The problem:
Omit every picture and return the rest of the data unaltered.
# # # # # # #
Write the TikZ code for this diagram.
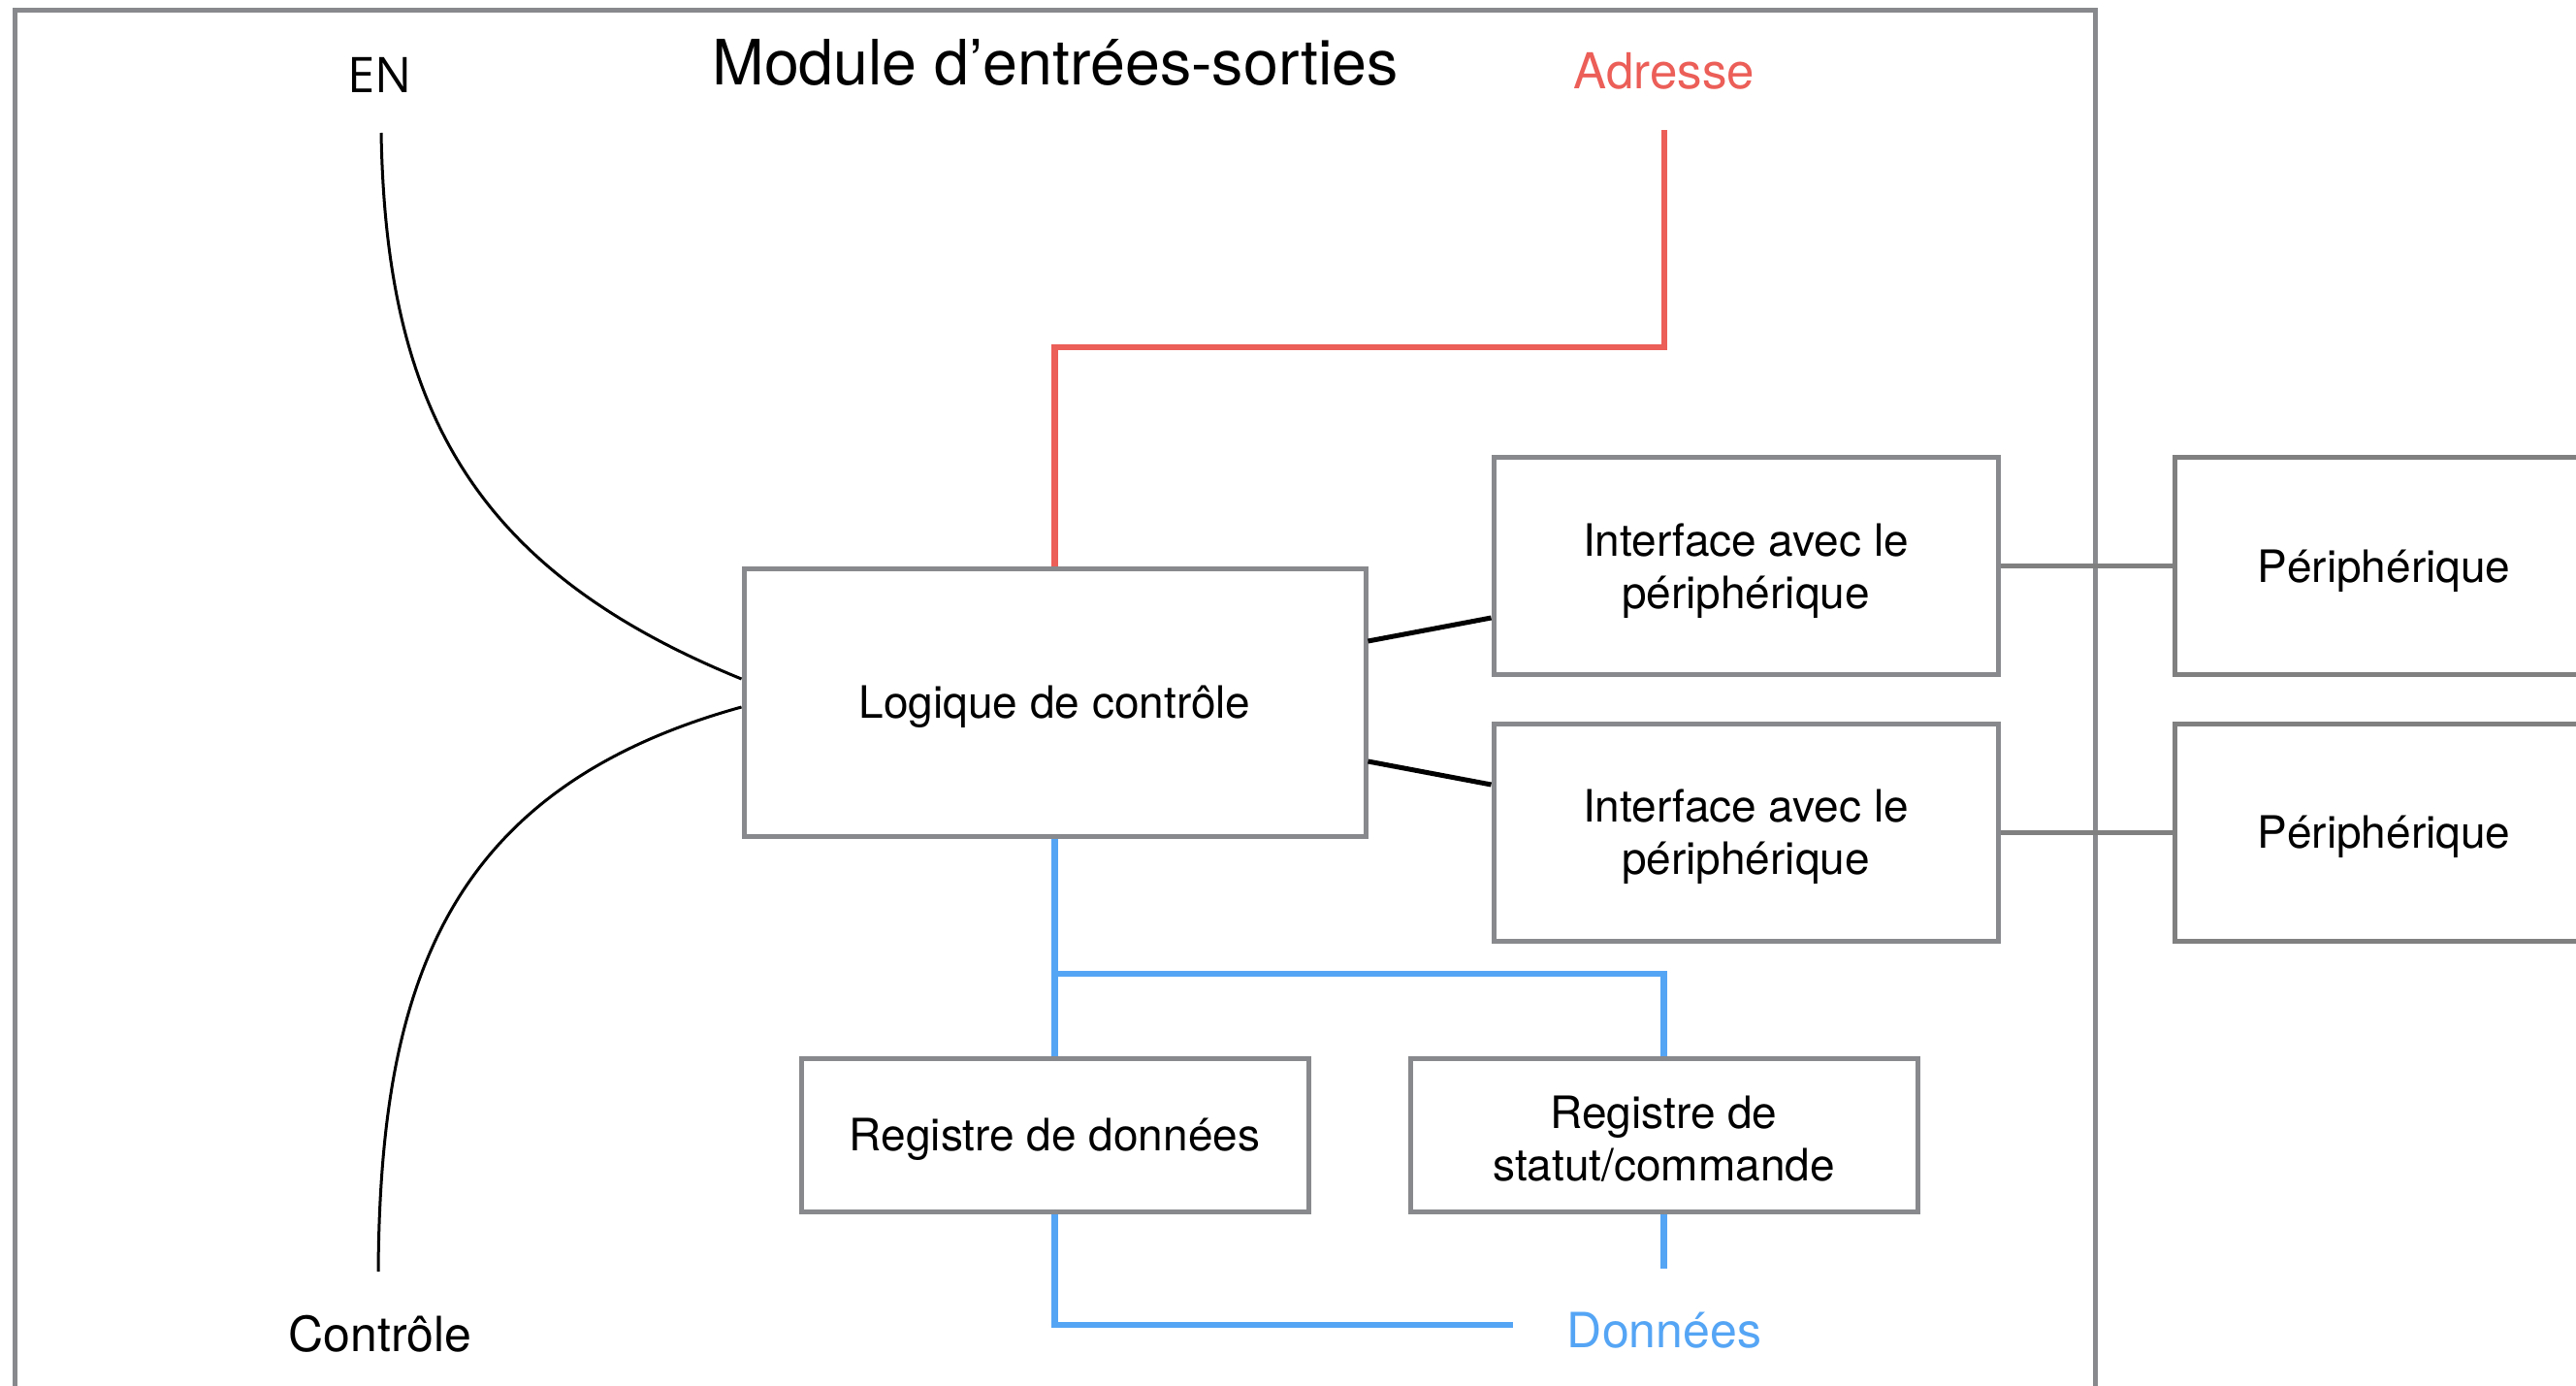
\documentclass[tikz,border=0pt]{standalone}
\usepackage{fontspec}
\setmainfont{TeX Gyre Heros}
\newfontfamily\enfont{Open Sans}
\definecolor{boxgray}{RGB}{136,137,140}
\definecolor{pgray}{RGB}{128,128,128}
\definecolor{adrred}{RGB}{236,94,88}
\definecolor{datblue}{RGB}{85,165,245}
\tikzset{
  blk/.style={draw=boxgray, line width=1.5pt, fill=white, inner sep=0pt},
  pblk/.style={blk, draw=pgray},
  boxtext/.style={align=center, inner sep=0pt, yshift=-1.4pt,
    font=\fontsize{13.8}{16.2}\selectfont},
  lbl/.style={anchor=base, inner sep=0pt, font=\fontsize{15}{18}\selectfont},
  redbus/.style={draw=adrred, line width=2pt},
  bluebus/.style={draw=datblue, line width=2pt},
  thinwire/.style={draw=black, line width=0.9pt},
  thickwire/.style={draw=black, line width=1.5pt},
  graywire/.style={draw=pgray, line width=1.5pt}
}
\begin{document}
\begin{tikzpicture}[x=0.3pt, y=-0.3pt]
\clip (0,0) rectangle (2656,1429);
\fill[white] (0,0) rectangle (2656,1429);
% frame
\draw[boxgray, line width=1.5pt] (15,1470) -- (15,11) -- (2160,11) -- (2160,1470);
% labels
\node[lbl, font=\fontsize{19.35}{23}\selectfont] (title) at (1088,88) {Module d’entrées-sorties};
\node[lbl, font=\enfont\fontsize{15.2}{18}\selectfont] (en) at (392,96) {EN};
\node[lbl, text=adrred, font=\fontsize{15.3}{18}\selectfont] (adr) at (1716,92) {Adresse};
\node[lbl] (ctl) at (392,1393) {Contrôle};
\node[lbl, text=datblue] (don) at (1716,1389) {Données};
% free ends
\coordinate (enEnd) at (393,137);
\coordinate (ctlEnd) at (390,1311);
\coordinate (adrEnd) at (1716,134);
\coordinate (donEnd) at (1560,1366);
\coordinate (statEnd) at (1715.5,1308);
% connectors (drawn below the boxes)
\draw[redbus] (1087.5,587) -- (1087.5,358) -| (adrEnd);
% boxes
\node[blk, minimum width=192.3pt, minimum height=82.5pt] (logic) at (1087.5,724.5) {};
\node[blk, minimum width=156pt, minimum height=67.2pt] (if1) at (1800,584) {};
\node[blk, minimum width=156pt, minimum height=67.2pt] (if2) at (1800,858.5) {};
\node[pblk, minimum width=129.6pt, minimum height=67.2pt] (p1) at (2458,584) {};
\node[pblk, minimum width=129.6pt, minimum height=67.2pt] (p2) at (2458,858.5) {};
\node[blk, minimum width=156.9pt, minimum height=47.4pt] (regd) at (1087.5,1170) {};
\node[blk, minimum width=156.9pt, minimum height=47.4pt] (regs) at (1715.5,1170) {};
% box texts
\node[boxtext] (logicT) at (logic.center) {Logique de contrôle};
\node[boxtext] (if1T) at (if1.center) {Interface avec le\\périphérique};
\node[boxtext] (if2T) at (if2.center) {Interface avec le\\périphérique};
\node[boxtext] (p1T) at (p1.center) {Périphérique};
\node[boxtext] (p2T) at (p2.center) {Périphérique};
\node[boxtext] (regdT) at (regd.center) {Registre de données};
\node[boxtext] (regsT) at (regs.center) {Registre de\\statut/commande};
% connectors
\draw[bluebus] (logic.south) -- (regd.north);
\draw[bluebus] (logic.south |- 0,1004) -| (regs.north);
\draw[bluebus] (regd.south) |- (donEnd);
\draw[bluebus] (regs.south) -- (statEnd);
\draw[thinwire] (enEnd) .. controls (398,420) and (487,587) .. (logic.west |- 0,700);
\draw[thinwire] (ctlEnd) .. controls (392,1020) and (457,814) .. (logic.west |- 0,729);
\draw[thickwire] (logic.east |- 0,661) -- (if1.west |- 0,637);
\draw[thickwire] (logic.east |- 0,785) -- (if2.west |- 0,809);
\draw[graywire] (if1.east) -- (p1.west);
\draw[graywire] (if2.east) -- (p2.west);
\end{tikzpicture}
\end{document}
# # # # # # #
Solution:
Write the TikZ code for this diagram.
\documentclass[tikz,border=0pt]{standalone}
\usepackage{fontspec}
\setmainfont{TeX Gyre Heros}
\newfontfamily\enfont{Open Sans}
\definecolor{boxgray}{RGB}{136,137,140}
\definecolor{pgray}{RGB}{128,128,128}
\definecolor{adrred}{RGB}{236,94,88}
\definecolor{datblue}{RGB}{85,165,245}
\tikzset{
  blk/.style={draw=boxgray, line width=1.5pt, fill=white, inner sep=0pt},
  pblk/.style={blk, draw=pgray},
  boxtext/.style={align=center, inner sep=0pt, yshift=-1.4pt,
    font=\fontsize{13.8}{16.2}\selectfont},
  lbl/.style={anchor=base, inner sep=0pt, font=\fontsize{15}{18}\selectfont},
  redbus/.style={draw=adrred, line width=2pt},
  bluebus/.style={draw=datblue, line width=2pt},
  thinwire/.style={draw=black, line width=0.9pt},
  thickwire/.style={draw=black, line width=1.5pt},
  graywire/.style={draw=pgray, line width=1.5pt}
}
\begin{document}
\begin{tikzpicture}[x=0.3pt, y=-0.3pt]
\clip (0,0) rectangle (2656,1429);
\fill[white] (0,0) rectangle (2656,1429);
% frame
\draw[boxgray, line width=1.5pt] (15,1470) -- (15,11) -- (2160,11) -- (2160,1470);
% labels
\node[lbl, font=\fontsize{19.35}{23}\selectfont] (title) at (1088,88) {Module d’entrées-sorties};
\node[lbl, font=\enfont\fontsize{15.2}{18}\selectfont] (en) at (392,96) {EN};
\node[lbl, text=adrred, font=\fontsize{15.3}{18}\selectfont] (adr) at (1716,92) {Adresse};
\node[lbl] (ctl) at (392,1393) {Contrôle};
\node[lbl, text=datblue] (don) at (1716,1389) {Données};
% free ends
\coordinate (enEnd) at (393,137);
\coordinate (ctlEnd) at (390,1311);
\coordinate (adrEnd) at (1716,134);
\coordinate (donEnd) at (1560,1366);
\coordinate (statEnd) at (1715.5,1308);
% connectors (drawn below the boxes)
\draw[redbus] (1087.5,587) -- (1087.5,358) -| (adrEnd);
% boxes
\node[blk, minimum width=192.3pt, minimum height=82.5pt] (logic) at (1087.5,724.5) {};
\node[blk, minimum width=156pt, minimum height=67.2pt] (if1) at (1800,584) {};
\node[blk, minimum width=156pt, minimum height=67.2pt] (if2) at (1800,858.5) {};
\node[pblk, minimum width=129.6pt, minimum height=67.2pt] (p1) at (2458,584) {};
\node[pblk, minimum width=129.6pt, minimum height=67.2pt] (p2) at (2458,858.5) {};
\node[blk, minimum width=156.9pt, minimum height=47.4pt] (regd) at (1087.5,1170) {};
\node[blk, minimum width=156.9pt, minimum height=47.4pt] (regs) at (1715.5,1170) {};
% box texts
\node[boxtext] (logicT) at (logic.center) {Logique de contrôle};
\node[boxtext] (if1T) at (if1.center) {Interface avec le\\périphérique};
\node[boxtext] (if2T) at (if2.center) {Interface avec le\\périphérique};
\node[boxtext] (p1T) at (p1.center) {Périphérique};
\node[boxtext] (p2T) at (p2.center) {Périphérique};
\node[boxtext] (regdT) at (regd.center) {Registre de données};
\node[boxtext] (regsT) at (regs.center) {Registre de\\statut/commande};
% connectors
\draw[bluebus] (logic.south) -- (regd.north);
\draw[bluebus] (logic.south |- 0,1004) -| (regs.north);
\draw[bluebus] (regd.south) |- (donEnd);
\draw[bluebus] (regs.south) -- (statEnd);
\draw[thinwire] (enEnd) .. controls (398,420) and (487,587) .. (logic.west |- 0,700);
\draw[thinwire] (ctlEnd) .. controls (392,1020) and (457,814) .. (logic.west |- 0,729);
\draw[thickwire] (logic.east |- 0,661) -- (if1.west |- 0,637);
\draw[thickwire] (logic.east |- 0,785) -- (if2.west |- 0,809);
\draw[graywire] (if1.east) -- (p1.west);
\draw[graywire] (if2.east) -- (p2.west);
\end{tikzpicture}
\end{document}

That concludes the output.